With a budget of approximately €350,000, not including significant additional corporate sponsorship, the festival has grown in recent years, generating significant revenue for the city's traders.

Indeed, even trying to get a hotel in the city proved almost impossible, evidence of how popular the event has become.

"The hotel we're sitting in last year ran out of food on the Sunday," confides Miriam Dunne with a chuckle. "And Supermacs ran out of everything but water."

This has led to suggestions that Spraoi now rivals the larger Galway Arts Festival, although this is something Dunne diplomatically dismisses.

"We're very different from Galway. Ours is all free - we have no box office," she says.

"It's a very different vibe, in that Spraoi is free and on the streets, where a lot of the Galway stuff is ticketed. Spraoi is hugely visual, simply because it's on the streets. You're tripping over it, so you can't avoid it."

And tripping over is something many of the street acts are clearly good at.

It's lunchtime and Mr Culbuto is lying face down on the ground. A Frenchman fixed to a round ball which acts as a pendulum, the programme notes state that he is "pulled into the streets and left there. He's completely at your mercy".

While others merely shake his hand, one small boy runs up and, with over-enthusiastic vigour, pulls too hard. Realising what he has done, and embarrassed by the crowd of 100 or so people watching him, he tries to hide behind his mother.

Crying with laughter, his mother wipes a tear from eyes hidden behind sunglasses, and sends him back to upright Mr Culbuto again. This he promptly does, and Mr Culbuto is off swinging once more.

On nearby Barronstrand Street, Australian Bruce Airhead is trying to climb inside a man-sized balloon. Once he has achieved this, to the cheers of the 200-odd spectators, he promptly tries to climb out again. More cheers. It's that kind of festival.

Earlier, the stern-faced Irish Society of Pessimists, aka the Natural Theatre Company, walked around John Roberts Square holding placards which tell the crowds not to smile. Inevitably, they had the opposite effect.

Add to this crazy Frenchmen pretending to be Scottish (Mic Mac); samba bands (Carnival Collective); and bouncing human kangaroos (Icarus Kangaroo), and there is an overwhelmingly good-humoured party spirit about.

As the day moves into night, the warm summer air does much to keep the spirit alive.

A crowd gathers on Michael Street. They are drinking al fresco and dancing to the band playing a jig in the open air. People of all ages are here, from Dancing Father With Baby On Head - not one of the acts but an ever-present feature of this weekend - to those in their mid-teens.

It is down by the quays fronting onto the River Suir, near the BEAT FM stage, where most of the younger crowd is found, making the most of the fine weather.

A festival club opens after 11.30 p.m. and the 20-piece Warwickshire Youth Jazz Orchestra is working its funky magic on the dancing crowds.

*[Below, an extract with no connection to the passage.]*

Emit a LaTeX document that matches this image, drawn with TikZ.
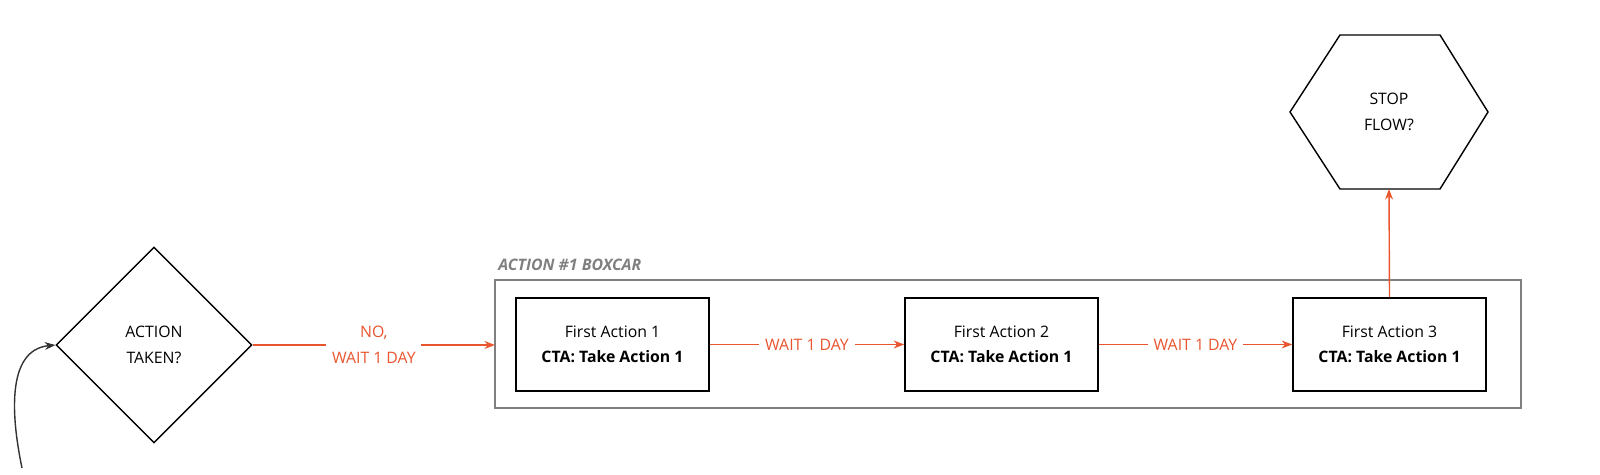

Upstairs, a rock band, the Siam Collective, plays to a younger audience.

The Spraoi festival has, as its finale every year, a Sunday night parade which is attended by some 60,000 people. This year the theme is "the destruction of art," explains joint artistic director Mike Leahy.

The floats are spectacular, including a giant Madame Butterfly, replete with female mime artist on top; a semi-destroyed statue accompanied by a punk rock band; and a confetti shredder which spits out pages from great literary works.

"The idea is that each float is progressively attacked and destroyed by a mob until finally only Madame Butterfly is left," says Leahy.

The 250-strong "mob" are all volunteers, he says.

"It's not often you get the chance to go out and perform in front of 50,000-60,000 people.

"For some people, this is the closest thing they'll get to playing Slane Castle."